Crisp colors of evergreen against the snow, Dyken Pond Environmental Education Center.
A few hours ago, my hands were barely able to curl around a knife in order to butter a bagel for dinner. Even now, it’s not easy to grip and flip open the laptop, and type. I plan to do an hour of yoga later, but along with achy wrists, my knees are sore from kneeling on the kitchen floor–not brush-scrubbing; I don’t have Cinderella fantasies–just wiping and rinsing, wiping and rinsing, the layers of dust and dripped food from Christmas and New Year’s and daily living.
And vacuuming–I seem to have lost, or never owned, the extension arm to my vacuum, so the bare-floor attachment clicks to the end of the hose and requires an up-close relationship with the floor to maintain contact. I did manage to squat part of the time but often the angles were too awkward to maintain. Hence the bruised kneecaps and cramp-y hands.
Tool at hand, back together for the rugs.
It was time. The apartment needed cleaning way before the holidays, but since I had December guests coming, including a large, sweet, and very fuzzy dog, I only disinfected the bare minimum before their arrival, and left it at that.
Until this week, when it couldn’t be put off any longer.
When I thought about each room and how many things needed to be moved in order to de-grime properly, my old surgical aches came back–a wonderful indicator that I need to approach from a different mental angle.
I used to be very list-driven. The lists always started out long, and even as I circled jobs-done, more got added, seeming to approach infinity. Now the inventory is general: “clean kitchen, clean bedroom, clean front room, clean dining room.” I wander from space to space, trusting that the big job will get done through all the little jobs I feel called to do.
The question I ask: What will make it enjoyable, and let me do something I’ve secretly really wanted to get to?
The speed I go, even with the compulsion to rush, since there’s so much to do? Slow. And when panicked? Even slower.
Yup, house cleaning as meditation.
Today’s answer as to what I secretly want to do? Put on my bed the new blue and white batiked duvet cover from Ten Thousand Villages. Well, have to change the sheets and sweep the floor first. Doesn’t that feel good, crisp sheets and plumped pillows? Oh, but I have to dust all the surfaces before doing the floor! All right, leisurely pull every piece of jewelry off the hanging organizer, wipe the hooks and smile over the beads, the iridescent bangle, which earrings went with the sparkly outfit, for that delightful community dinner on Christmas Eve–and for the raucous snowy romp with the dog on January First….

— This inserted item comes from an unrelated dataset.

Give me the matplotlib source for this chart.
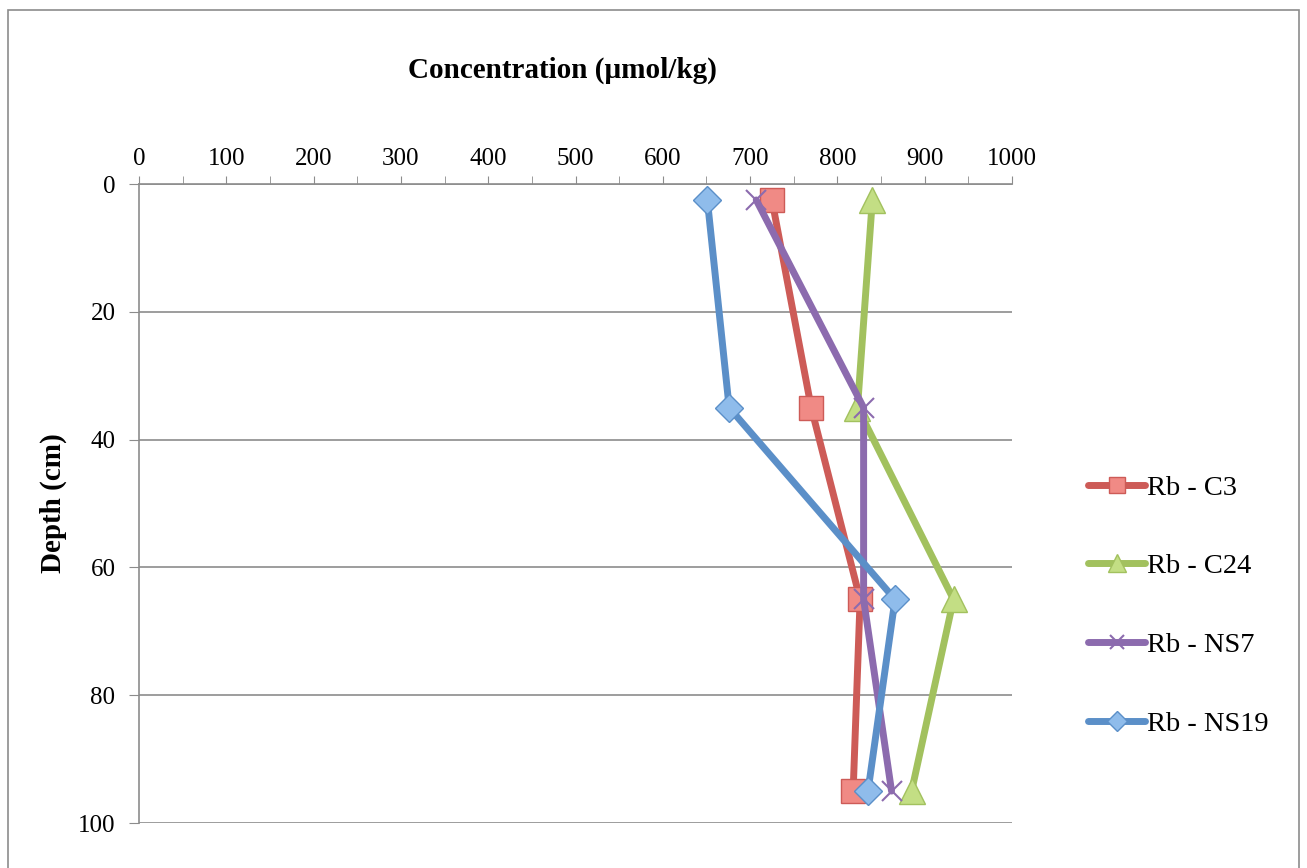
import matplotlib
matplotlib.use('Agg')
import matplotlib.pyplot as plt
from matplotlib.patches import Rectangle

plt.rcParams['font.family'] = ['Liberation Serif', 'DejaVu Serif']

depth = [2.5, 35, 65, 95]
c3 = [725, 770, 826, 818]
c24 = [840, 823, 933, 885]
ns7 = [707, 830, 830, 862]
ns19 = [651, 676, 866, 835]

series = [
    ('Rb - C3', c3, '#CD5B57', '#F08A85', 's', 17),
    ('Rb - C24', c24, '#A2C15E', '#C3DE84', '^', 19),
    ('Rb - NS7', ns7, '#8C6BAE', '#8C6BAE', 'x', 15),
    ('Rb - NS19', ns19, '#5B8FC8', '#8FBCEB', 'D', 14),
]

fig = plt.figure(figsize=(13.07, 8.68), dpi=100)
ax = fig.add_axes([0.1064, 0.0518, 0.6679, 0.7362])

for name, vals, col, face, mk, ms in series:
    if mk == 'x':
        ax.plot(vals, depth, color=col, lw=5, marker=mk, ms=ms, mew=1.5,
                mec=col, label=name, solid_capstyle='round', solid_joinstyle='round')
    else:
        ax.plot(vals, depth, color=col, lw=5, marker=mk, ms=ms, mfc=face,
                mec=col, mew=1, label=name, solid_capstyle='round', solid_joinstyle='round')

ax.set_xlim(0, 1000)
ax.set_ylim(100, 0)
ax.xaxis.tick_top()
ax.set_xticks(range(0, 1001, 100))
ax.set_xticks(range(50, 1000, 100), minor=True)
ax.set_yticks(range(0, 101, 20))
ax.tick_params(axis='x', which='both', direction='out', length=6, color='#8c8c8c',
               labelsize=18, pad=4)
ax.tick_params(axis='y', direction='out', length=7, color='#8c8c8c', labelsize=18, pad=10)
ax.grid(axis='y', color='#8c8c8c', lw=1.2)
ax.set_axisbelow(True)
for s in ['right', 'bottom']:
    ax.spines[s].set_visible(False)
for s in ['left', 'top']:
    ax.spines[s].set_color('#8c8c8c')
    ax.spines[s].set_linewidth(1.2)

ax.set_ylabel('Depth (cm)', fontsize=21, fontweight='bold', labelpad=8)
fig.text(0.43, 0.919, 'Concentration (µmol/kg)', fontsize=21, fontweight='bold',
         ha='center', va='center')

ax.legend(loc='center left', bbox_to_anchor=(1.058, 0.34), frameon=False, fontsize=20.5,
          handlelength=2.0, handletextpad=0.05, labelspacing=1.85, markerscale=0.7)

fig.add_artist(Rectangle((0.006, -0.01), 0.988, 0.998, transform=fig.transFigure,
                         fill=False, ec='#8c8c8c', lw=1.2))

fig.savefig('out.png', dpi=100)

Objects hold memories and I remember, as I handle them.
A bit of feather-down, fallen into snow. Remember the snowy walk?
Another answer to the question about what brings joy for me today: organizing all the snowshoeing gear, after drying my trekking poles. Ok, better stack the grocery bags to go out to the car, which reminds me–start the shopping list. There’s the camera–upload the photos from the latest walk at Dyken Pond, where I got the gear wet in the first place. And wasn’t it a great walk?
A third job to bring relief: moving the red chair into the front room, exchanging it for the reading chair, whose awful green checked cushion at last gets covered with a deep purple fringed blanket. Vacuuming the dining room wasn’t so bad, I can finish this quickly and after moving the chairs, pull out different candle holders–look, there’s the battery charger I’ve been missing!
All day, for days, I’ve wandered and somehow along the way become motivated to do the hands-and-knees cleaning that has now transformed my living space.
Finally, all those wonderful negative ions have been moved around, along with my belongings. I learned last year how to rearrange photos and sculptures so I see them again, how to shift the tchotchkes endowed with history and stories so I recognize and appreciate; after sitting in the same-old-same-old spots, my eyes would no longer be caught and would pass over them–along with that slight layer of dust that faded everything. Now I’ve cleaned the dust, I’ve re-seen the objects, all is new again.
Now I can see the art glass tray, the ceramic lotus, the dried flowers still bright with pink and yellow.
A confession: the bathroom only got a quick wipe down, and it will take a couple days to really scour the kitchen. But wood is glistening and lights shining brightly, surfaces are clearer and paintings placed in new positions of honor. A votive flickers in the window.
Tomorrow morning as the tea water comes to a boil, I’ll do more smaller-scale wandering in the kitchen: washing dishes, wiping down cabinets, reading recipes. I’m cleaning, I’m dreaming, I’m wandering; I’m meditating my future life into being.
The rhododendron blooms are already set here in early January; what does that say about being more ready than you think? about not needing to rush? about trusting in Spring?